The Scaling Challenge

Conway is at what he calls "an exciting inflection point of growth," where the biggest challenge is getting the fundamentals right before rapid expansion:

"You can have a great idea, great product concept, even be a first mover. But if you don't get the right talent and you don't structure the talent the right way and maintain the right culture, none of it matters."

This includes not just product development, but organizational structure, hiring processes, and maintaining the culture of context-seeking and dot-connection.

Key Takeaways

Conway's approach to building Seeds offers lessons for today's talent market:

For job seekers:

  • Frame your experience as a compelling narrative rather than just listing skills. Explain your career journey and how it led you to this specific opportunity.
  • In interviews, ask questions about different parts of the business to demonstrate curiosity and context-seeking abilities.

For recruiters:

  • Look beyond technical skills to find candidates who actively seek context and can connect dots across different areas of the business.
  • The best candidates will ask thoughtful questions about the company, product, and customers during the interview process.

For founders:

  • Build solutions from firsthand experience with the pain points you're solving. This provides credibility with both customers and potential employees.
  • Focus on "polite disruption" in legacy industries—acknowledging existing expertise while introducing better approaches.

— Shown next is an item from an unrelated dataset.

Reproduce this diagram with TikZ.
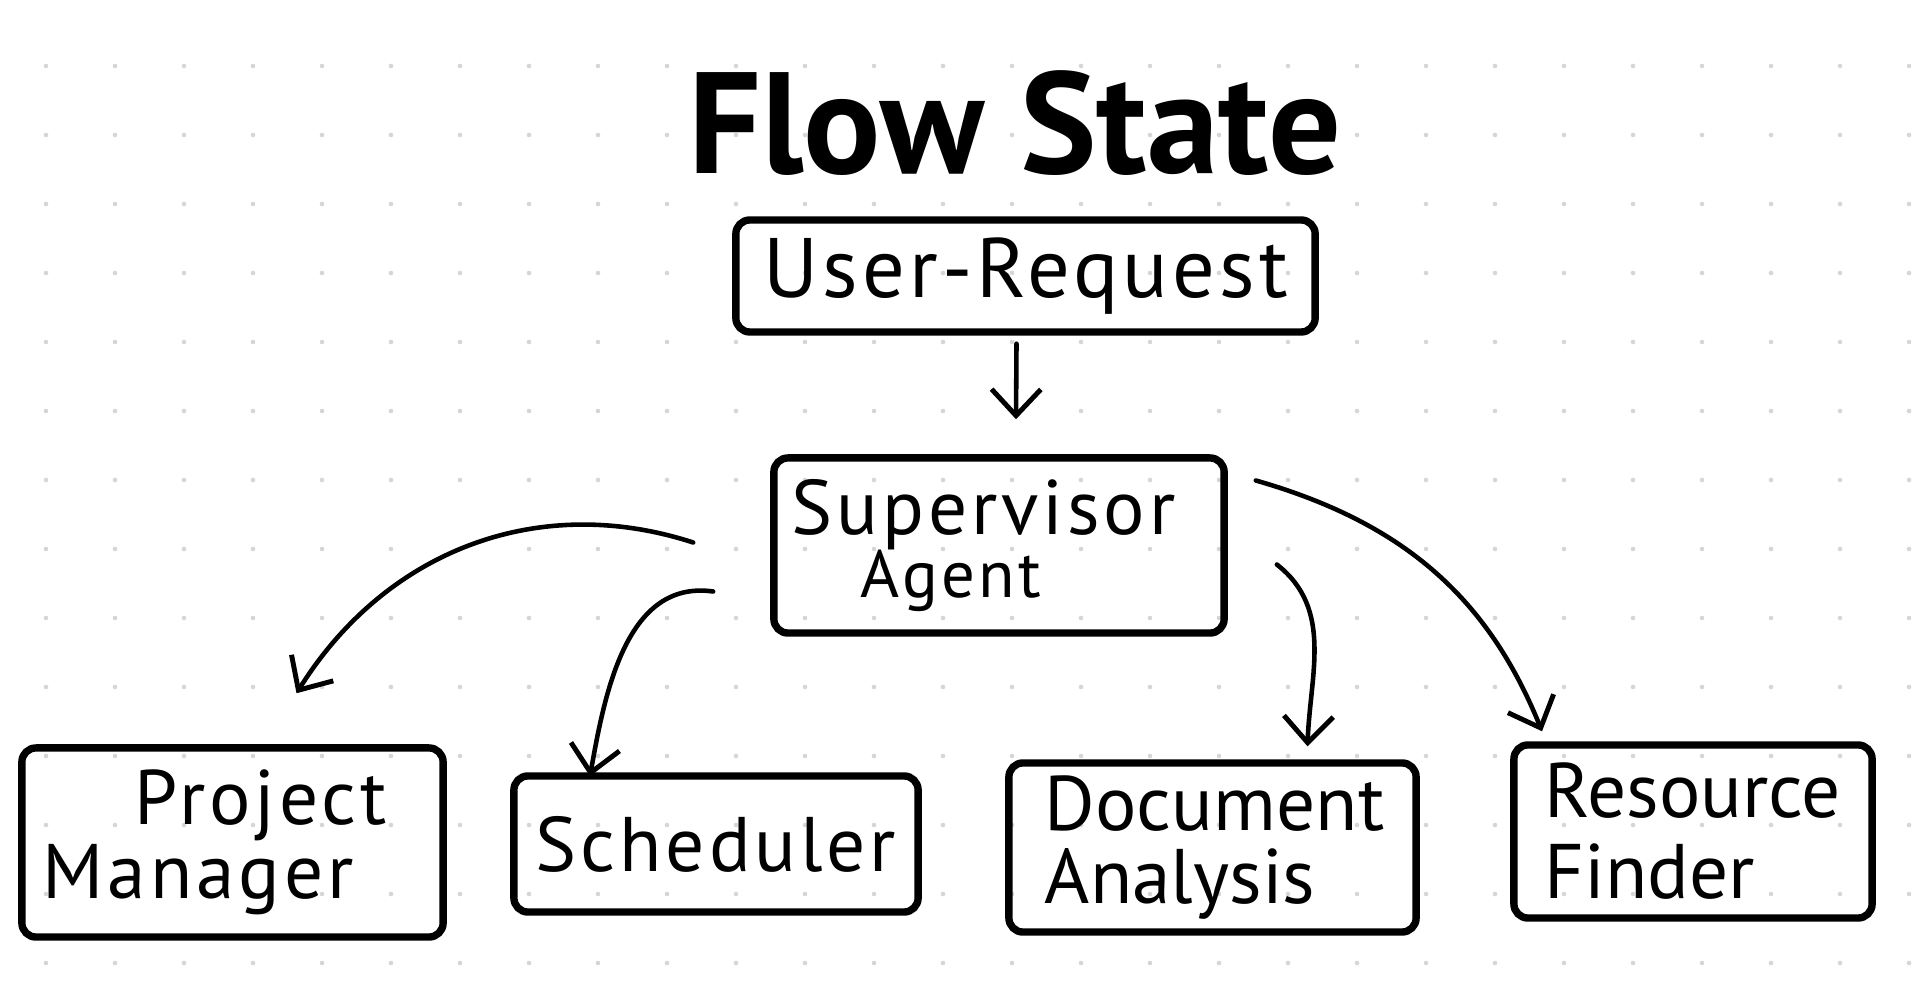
\documentclass[tikz,border=0pt]{standalone}
\usepackage{fontspec}
\setmainfont{PT Sans}
\newfontfamily\handfont{PT Sans}
\newfontfamily\handwide[LetterSpace=5]{PT Sans}
\usetikzlibrary{arrows.meta,positioning}
\definecolor{dotgray}{HTML}{D6D6D6}
\tikzset{
    sketchbox/.style={
        draw,
        line width=2.1pt,
        line join=round,
        rounded corners=4pt,
        align=left,
        font=\handfont\fontsize{22}{21}\selectfont
    },
    wide/.style={
        font=\handwide\fontsize{22}{21}\selectfont
    },
    flowptr/.style={
        -{Straight Barb[length=7.5pt,width=14pt,line width=1.4pt]},
        line width=1.3pt,
        line cap=round
    }
}

\begin{document}
\begin{tikzpicture}[x=0.01cm,y=0.01cm]
    % paper with dot grid
    \fill[white] (0,0) rectangle (1915,1000);
    \foreach \i in {0,...,27}
    {
        \foreach \j in {0,...,13}
        {
            \fill[dotgray] (46+69*\i,934-69*\j) circle (0.65pt);
        }
    }
    \useasboundingbox (0,0) rectangle (1915,1000);

    % title
    \node[font=\fontsize{41}{46}\selectfont\bfseries] (title) at (1015,877) {Flow State};

    % boxes
    \node[sketchbox, font=\handwide\fontsize{24}{28}\selectfont, minimum width=5.79cm, minimum height=1.12cm] (userreq) at (1025.5,724) {User-Request};
    \node[sketchbox, wide, minimum height=1.75cm, text width=4.14cm, inner xsep=0.18cm] (supervisor) at (999,454.5) {Supervisor\\[-3pt]\hspace*{0.69cm}{\fontsize{19}{20}\selectfont Agent}};
    \node[sketchbox, wide, minimum height=1.89cm, text width=3.79cm, inner xsep=0.21cm] (pm) at (232.5,157.5) {\hspace*{0.92cm}Project\\Manager};
    \node[sketchbox, wide, minimum width=4.04cm, minimum height=1.36cm] (sched) at (716,156) {Scheduler};
    \node[sketchbox, minimum height=1.69cm, text width=3.35cm, inner xsep=0.36cm] (doc) at (1212.5,152.5) {Document\\Analysis};
    \node[sketchbox, minimum height=1.73cm, text width=2.96cm, inner xsep=0.31cm] (res) at (1693,168.5) {Resource\\[2pt]Finder};

    % connectors
    \draw[flowptr] ([shift={(-9,-8)}]userreq.south) -- ([shift={(17,35)}]supervisor.north);
    \draw[flowptr] ([shift={(-77,3)}]supervisor.west) to[out=162,in=58] ([shift={(64,51)}]pm.north);
    \draw[flowptr] ([shift={(-57,-46)}]supervisor.west) to[out=172,in=80] ([shift={(-126,-4)}]sched.north);
    \draw[flowptr] ([shift={(49,-19)}]supervisor.east) to[out=-38,in=88] ([shift={(95,13)}]doc.north);
    \draw[flowptr] ([shift={(28,65)}]supervisor.east) to[out=-16,in=112] ([shift={(-151,10)}]res.north);
\end{tikzpicture}
\end{document}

Seeds represents a new generation of fintech companies that prioritize human relationships while leveraging technology to create better experiences. For Conway, success isn't just about building great software. It's about assembling a team that can think holistically about problems and connect dots across the entire business ecosystem.

As the wealth management industry continues to evolve, companies like Seeds that can balance technological innovation with human insight will likely define the future of financial advice. Conway's hiring philosophy offers a blueprint for identifying and developing cross-functional thinking that will be essential in an increasingly connected business world.